Friday, May 20, 2016

Churchill's Manservant Invades Russia With A Cotton Reel Tank

If you are wondering why my blog posts have been as infrequent as common sense emerging from the Brexit campaign, it is because it is coming around to the time when we are off on holiday and I am suffering from my usual attack of pre-departure tension. At such times my mind as an attention span as limited as Donald Trump's analytical prowess,  and as soon as I start to think about a blog post my thoughts are dragged away to contemplating such thorny questions as which shoes I should pack, and is it necessary to take a compass with me in case the ship gets lost. In the absence of anything meaningful, I thought I might share a few random thoughts with you.

CHURCHILL"S MANSERVANT
Each morning and evening, as I walk Lucy, we listen to the radio (via the quite excellent BBCi Radio Player) and, over the weeks since she has been with us,  we have developed an approach based on mature compromise and mutual respect in terms of the choice of what we listen to. As our walks tend to be about half an hour in length, she chooses what we listen to for the first, outward, fifteen minutes and I choose what we listen to for the return leg of our journey. Whilst my current choice is the reading of Fitzgerald' wonderful Great Gatsby, Lucy - for reasons best known to herself - has chosen the love letters of Winston and Clementine Churchill (I suspect it might have something to do with the way Clemmie calls Winston "her pug").

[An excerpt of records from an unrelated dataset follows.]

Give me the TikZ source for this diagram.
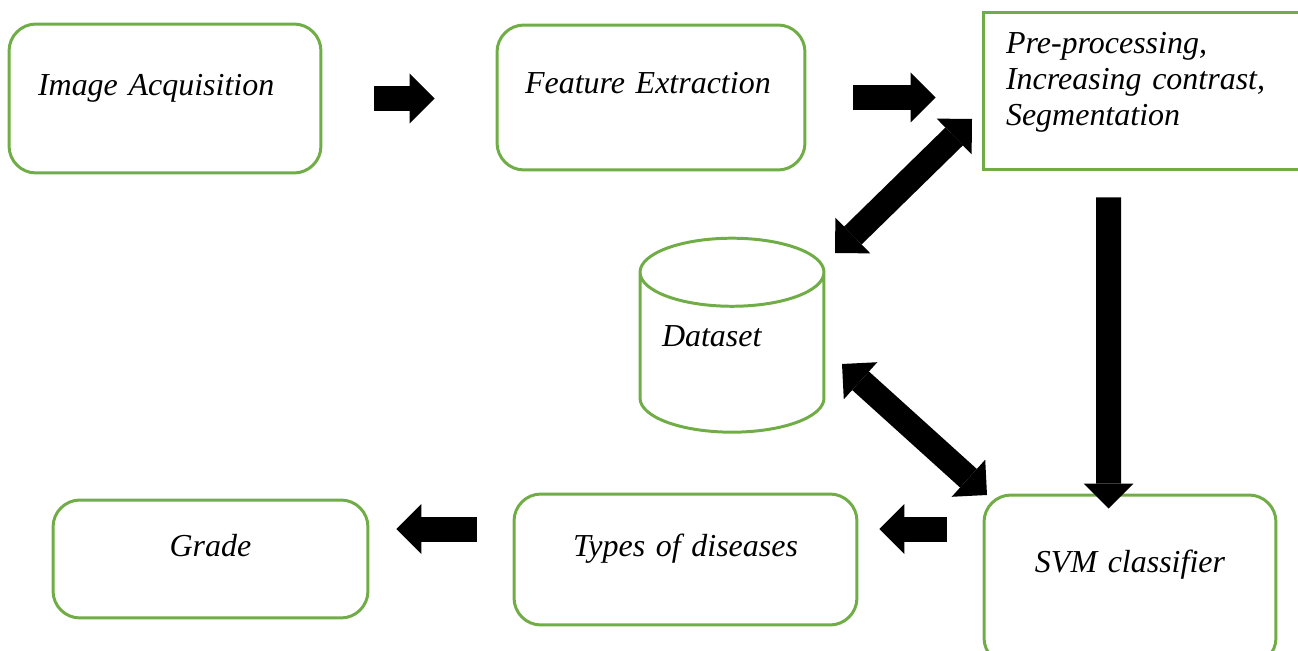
\documentclass[tikz,border=0pt]{standalone}
\usepackage{fontspec}
\setmainfont{Liberation Serif}
\usetikzlibrary{shapes.geometric, arrows.meta, positioning, calc}

\begin{document}
\begin{tikzpicture}[x=0.02cm, y=-0.02cm,
  font=\fontsize{18.2pt}{20.5pt}\selectfont\itshape,
  roundbox/.style={rectangle, rounded corners=0.54cm, draw=boxgreen, line width=1.7pt, inner sep=0pt},
  plainbox/.style={rectangle, draw=boxgreen, line width=1.7pt, inner sep=0pt},
  database/.style={cylinder, shape border rotate=90, aspect=0.37, draw=boxgreen, line width=1.7pt, minimum width=3.68cm, minimum height=3.88cm, inner sep=0pt},
  blk/.style={line width=0.5cm, -{Triangle[length=0.5cm, width=1cm, line width=0pt]}},
  dblk/.style={line width=0.5cm, {Triangle[length=0.5cm, width=1cm, line width=0pt]}-{Triangle[length=0.5cm, width=1cm, line width=0pt]}}]

  \definecolor{boxgreen}{RGB}{112,173,71}
  \useasboundingbox (0,0) rectangle (1298,651);

  % Nodes
  \node (iacq) [roundbox, align=left, inner xsep=0.58cm, text width=5.08cm, text height=1.44cm, text depth=1.54cm] at (165,98.5) {Image Acquisition};
  \node (fext) [roundbox, align=left, inner xsep=0.56cm, text width=5.04cm, text height=1.38cm, text depth=1.52cm] at (651,97.5) {Feature Extraction};
  \node (prep) [plainbox, align=left, inner xsep=0.46cm, text width=6.28cm, text height=0.82cm, text depth=2.34cm] at (1163,91) {Pre-processing,\\ Increasing contrast,\\ Segmentation};
  \node (dset) [database, align=left, inner xsep=0.44cm, text width=2.8cm, text height=0.4cm, text depth=1.12cm] at (732,364) {Dataset};
  \node (svm) [roundbox, align=center, text width=5.84cm, text height=1.54cm, text depth=1.86cm] at (1130,580) {SVM classifier};
  \node (types) [roundbox, align=center, text width=6.86cm, text height=1.24cm, text depth=1.38cm] at (685.5,559.5) {Types of diseases};
  \node (grade) [roundbox, align=center, text width=6.3cm, text height=1.14cm, text depth=1.22cm] at (210.5,559) {Grade};

  \coordinate (dsetup) at (835,253);
  \coordinate (prepdown) at (972,119);
  \coordinate (dsetlow) at (842,364);
  \coordinate (svmcorner) at (987,495);
  \coordinate (svmleft) at ($(svm.north west)+(0,35.5)$);

  % Arrows
  \draw [blk, shorten <=1.04cm, shorten >=1.22cm] (iacq.east) -- (iacq.east -| fext.west);
  \draw [blk, shorten <=0.94cm, shorten >=0.92cm] (fext.east) -- (fext.east -| prep.west);
  \draw [dblk] (dsetup) -- (prepdown);
  \draw [blk, shorten <=0.52cm, shorten >=-0.3cm] ($(prep.south west)+(127,0)$) -- ($(svm.north west)+(126,0)$);
  \draw [dblk] (dsetlow) -- (svmcorner);
  \draw [blk, shorten <=0.72cm, shorten >=0.42cm] (svmleft) -- (svmleft -| types.east);
  \draw [blk, shorten <=0.72cm, shorten >=0.54cm] (types.west |- svmleft) -- (svmleft -| grade.east);

\end{tikzpicture}
\end{document}
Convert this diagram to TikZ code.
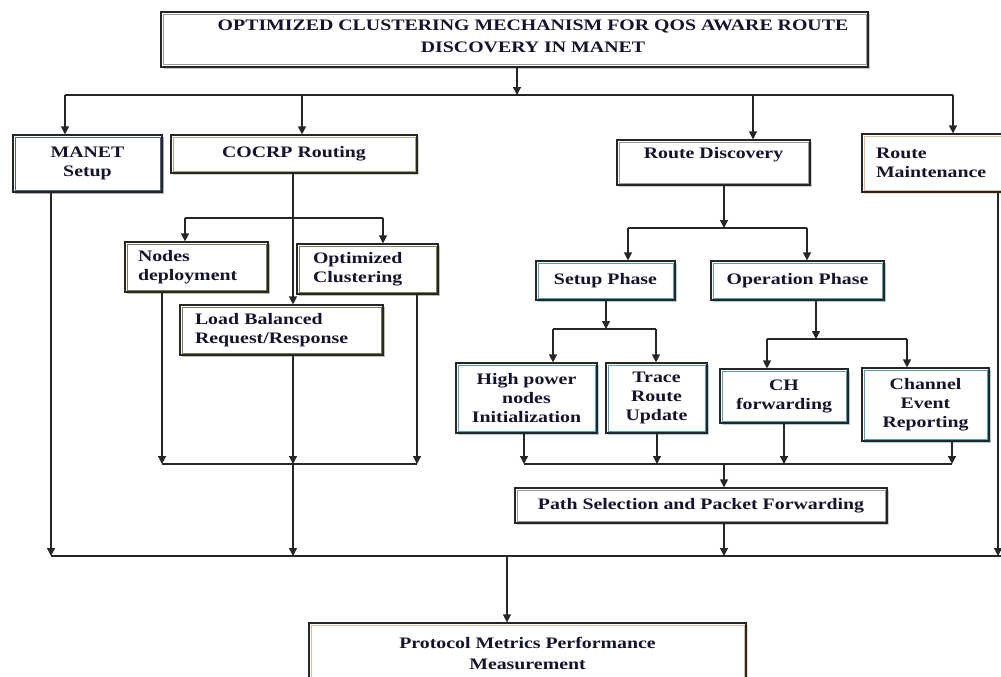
\documentclass[tikz,border=0pt]{standalone}
\usepackage{fontspec}
\setmainfont{Liberation Serif}[FakeStretch=1.24]
\usetikzlibrary{arrows.meta,shadows}
\definecolor{navy}{HTML}{1F3864}
\definecolor{olive}{HTML}{4F6228}
\definecolor{olivel}{HTML}{8A9A6A}
\definecolor{tealc}{HTML}{31849B}
\definecolor{tan}{HTML}{E0A880}
\definecolor{txtc}{HTML}{14142B}
\begin{document}
\begin{tikzpicture}[x=1pt,y=-1pt,
  ln/.style={draw=black!85, line width=1.3pt},
  arr/.style={ln, -{Triangle[length=8pt,width=8pt]}},
  bx/.style={draw=black!85, line width=1.2pt, fill=white, inner sep=0pt,
    text=txtc, align=center,
    font=\fontsize{16}{19}\selectfont\bfseries,
    drop shadow={shadow xshift=1.6pt, shadow yshift=-1.6pt, fill=#1!40, opacity=1},
    path picture={\draw[#1!80, line width=0.6pt]
      ([shift={(2.2pt,-2.2pt)}]path picture bounding box.north west) rectangle
      ([shift={(-2.2pt,2.2pt)}]path picture bounding box.south east);}},
  lft/.style 2 args={align=left, inner xsep=#1, text width=#2},
  ttl/.style={text=txtc, align=center, inner sep=0pt,
    font=\fontsize{16}{22}\selectfont\bfseries}
]
\useasboundingbox (0,0) rectangle (1001,677);

% boxes
\node[bx=gray, minimum width=707pt, minimum height=55pt] (top) at (514.5,39.5) {};
\node[ttl] (topt) at (533,36) {OPTIMIZED CLUSTERING MECHANISM FOR QOS AWARE ROUTE\\DISCOVERY IN MANET};

\node[bx=navy, minimum width=149pt, minimum height=57pt] (manet) at (87.5,163.5) {MANET\\Setup};
\node[bx=olivel, minimum width=246pt, minimum height=38pt] (cocrp) at (294,154) {COCRP Routing};
\node[bx=gray, minimum width=193pt, minimum height=45pt] (rd) at (713.5,162.5) {Route Discovery\\\mbox{}};
\node[bx=tan, lft={14pt}{120pt}, minimum height=58pt] (rm) at (936,163) {Route\\Maintenance};

\node[bx=olive, lft={13pt}{117pt}, minimum height=50pt] (nd) at (196.5,267) {Nodes\\deployment};
\node[bx=olive, lft={16pt}{109pt}, minimum height=50pt] (oc) at (367.5,269) {Optimized\\Clustering};
\node[bx=olive, lft={15pt}{173pt}, minimum height=50pt] (lb) at (281.5,330) {Load Balanced\\Request/Response};

\node[bx=tealc, minimum width=139pt, minimum height=39pt] (sp) at (605.5,280.5) {Setup Phase};
\node[bx=tealc, minimum width=173pt, minimum height=39pt] (op) at (797.5,280.5) {Operation Phase};

\node[bx=tealc, minimum width=141pt, minimum height=70pt] (hp) at (526.5,398) {High power\\nodes\\Initialization};
\node[bx=tealc, minimum width=101pt, minimum height=70pt] (tr) at (656.5,398) {Trace\\Route\\Update};
\node[bx=tealc, minimum width=128pt, minimum height=54pt] (ch) at (784,396) {CH\\forwarding};
\node[bx=tealc, minimum width=127pt, minimum height=73pt] (ce) at (925.5,404.5) {Channel\\Event\\Reporting};

\node[bx=gray, minimum width=372pt, minimum height=35pt] (ps) at (701,505.5) {Path Selection and Packet Forwarding};
\node[bx=tan, minimum width=437pt, minimum height=60pt, font=\fontsize{16}{21}\selectfont\bfseries] (pm) at (527.5,653) {Protocol Metrics Performance\\Measurement};

% top bus
\coordinate (j0) at (517,95);
\coordinate (b1) at (65,95);
\coordinate (b2) at (302,95);
\coordinate (b3) at (753,95);
\coordinate (b4) at (953,95);
\draw[arr] (top.south -| j0) -- (j0);
\draw[ln] (b1) -- (b4);
\draw[arr] (b1) -- (b1 |- manet.north);
\draw[arr] (b2) -- (b2 |- cocrp.north);
\draw[arr] (b3) -- (b3 |- rd.north);
\draw[arr] (b4) -- (b4 |- rm.north);

% COCRP branch
\coordinate (c0) at (293,0);
\coordinate (s1) at (185,218);
\coordinate (s2) at (383,218);
\draw[arr] (cocrp.south -| c0) -- (lb.north -| c0);
\draw[ln] (s1) -- (s2);
\draw[arr] (s1) -- (s1 |- nd.north);
\draw[arr] (s2) -- (s2 |- oc.north);
\coordinate (k1) at (162,464);
\coordinate (k2) at (293,464);
\coordinate (k3) at (417,464);
\draw[arr] (nd.south -| k1) -- (k1);
\draw[arr] (lb.south -| k2) -- (k2);
\draw[arr] (oc.south -| k3) -- (k3);
\draw[ln] (k1) -- (k3);

% Route discovery branch
\coordinate (r0) at (724,228);
\coordinate (r1) at (628,228);
\coordinate (r2) at (807,228);
\draw[arr] (rd.south -| r0) -- (r0);
\draw[ln] (r1) -- (r2);
\draw[arr] (r1) -- (r1 |- sp.north);
\draw[arr] (r2) -- (r2 |- op.north);

\coordinate (q0) at (606,329);
\coordinate (q1) at (553,329);
\coordinate (q2) at (656,329);
\draw[arr] (sp.south -| q0) -- (q0);
\draw[ln] (q1) -- (q2);
\draw[arr] (q1) -- (q1 |- hp.north);
\draw[arr] (q2) -- (q2 |- tr.north);

\coordinate (o0) at (816,339);
\coordinate (o1) at (767,339);
\coordinate (o2) at (907,339);
\draw[arr] (op.south -| o0) -- (o0);
\draw[ln] (o1) -- (o2);
\draw[arr] (o1) -- (o1 |- ch.north);
\draw[arr] (o2) -- (o2 |- ce.north);

\coordinate (p0) at (724,464);
\coordinate (p1) at (524,464);
\coordinate (p2) at (657,464);
\coordinate (p3) at (784,464);
\coordinate (p4) at (952,464);
\draw[arr] (hp.south -| p1) -- (p1);
\draw[arr] (tr.south -| p2) -- (p2);
\draw[arr] (ch.south -| p3) -- (p3);
\draw[arr] (ce.south -| p4) -- (p4);
\draw[ln] (p1) -- (p4);
\draw[arr] (p0) -- (p0 |- ps.north);

% bottom bus
\coordinate (m1) at (51,556);
\coordinate (m2) at (293,556);
\coordinate (m3) at (724,556);
\coordinate (m4) at (998,556);
\coordinate (me) at (1001,556);
\coordinate (mp) at (507,556);
\draw[ln] (m1) -- (me);
\draw[arr] (manet.south -| m1) -- (m1);
\draw[arr] (k2) -- (m2);
\draw[arr] (ps.south -| m3) -- (m3);
\draw[arr] (rm.south -| m4) -- (m4);
\draw[arr] (mp) -- (mp |- pm.north);
\end{tikzpicture}
\end{document}
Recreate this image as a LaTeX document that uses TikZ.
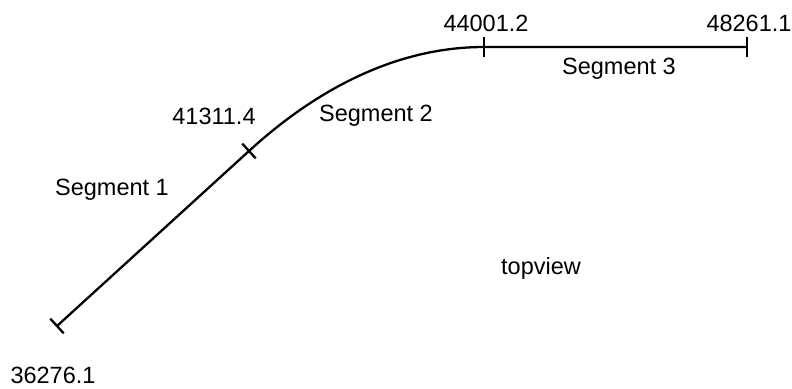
\documentclass[tikz,border=0pt]{standalone}
\usepackage{fontspec}
\setmainfont{Liberation Sans}
\usepackage{tikz}
\usetikzlibrary{calc}

\tikzset{
  track/.style={line width=2.3pt, line join=round},
  tick/.style={line width=2.3pt},
  lbl/.style={font=\fontsize{23.5}{28}\selectfont, inner sep=0pt}
}

\begin{document}
\begin{tikzpicture}[x=1pt, y=-1pt]
\useasboundingbox (0,0) rectangle (792,388);
% stationing points along the alignment
\coordinate (s0) at (57,326);
\coordinate (s1) at (249,151);
\coordinate (s2) at (484,47);
\coordinate (s3) at (747,47);
% the alignment itself
\draw[track] (s0) -- (s1) .. controls (320,86) and (400,47) .. (s2) -- (s3);
% ticks at the segment ends
\draw[tick] ($(s0)!10pt!90:(s1)$) -- ($(s0)!10pt!-90:(s1)$);
\draw[tick] ($(s1)!10pt!90:(s0)$) -- ($(s1)!10pt!-90:(s0)$);
\draw[tick] ($(s2)!10pt!90:(s3)$) -- ($(s2)!10pt!-90:(s3)$);
\draw[tick] ($(s3)!10pt!90:(s2)$) -- ($(s3)!10pt!-90:(s2)$);
% station labels
\node[lbl] (st0) at (53,375) {36276.1};
\node[lbl] (st1) at (214,116) {41311.4};
\node[lbl] (st2) at (486,23) {44001.2};
\node[lbl] (st3) at (749,23) {48261.1};
% segment names
\node[lbl] (seg1) at (112,190) {Segment 1};
\node[lbl] (seg2) at (376,116) {Segment 2};
\node[lbl] (seg3) at (619,69) {Segment 3};
\node[lbl] (view) at (541,268) {topview};
\end{tikzpicture}
\end{document}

There was a wonderful line in one of the love letters the other day which somehow spoke volume of the kind of world that existed in England at the start of the twentieth century. It was 1908 and Winston had been staying at a country house weekend party when a fire had raged through the building causing considerable destruction. Clemmie had written to immediately to reassure herself that he was safe. Winston replied that he was, and his various possessions were safe as well as:  "I exercised a marvellous presence of mind and got my manservant to throw them out of the window". I tried to explain to Lucy that this perfectly encapsulated the master-servant relationship:  but she was more interested in a twig she had found.

INVADING RUSSIA
Part of my forthcoming holiday will take me for the first time to Russia - we call in at St Petersburg for a couple of days. One of the great joys of holidays is planning the composition of the inevitable "holiday book-bag" which has not totally been made redundant by the omniscient Kindle.  I discovered the early twentieth century Russian author, Teffi, the other day (again via an excellent Radio adaptation of some of her stories) and I have ordered another of her collections "Rasputin and Other Ironies" to take with me. Whenever Teffi got into trouble with the Russian authorities 100 years ago, she could always rely on the fact that both the Tsar and Lenin were great fans of her writing. I am not too sure how she is viewed in the current political climate or whether recourse to either of her celebrated fans will be efficacious, so I might make myself a brown paper cover for the book, like we used to have to do with our schoolbooks.



COTTON REEL TANKS
And talking of schooldays, I got into a discussion with a friend over a very pleasant pub dinner last night about those cotton reel tanks we used to make as kids. As we reminisced about their construction and our success in creating Formula 1 winning cotton reel tanks, the competition intensified. And so we decided to put our boasting to the test and have a race-off in a couple of months time once we have designed, built and tested our entries. In the cold light of sober day I worry that my boastfulness may have run a little ahead of my technological expertise and my ability to remember how the wretched things are made. There will no doubt bye a YouTube instructional video, but in the meantime, has anyone got any old fashioned candles?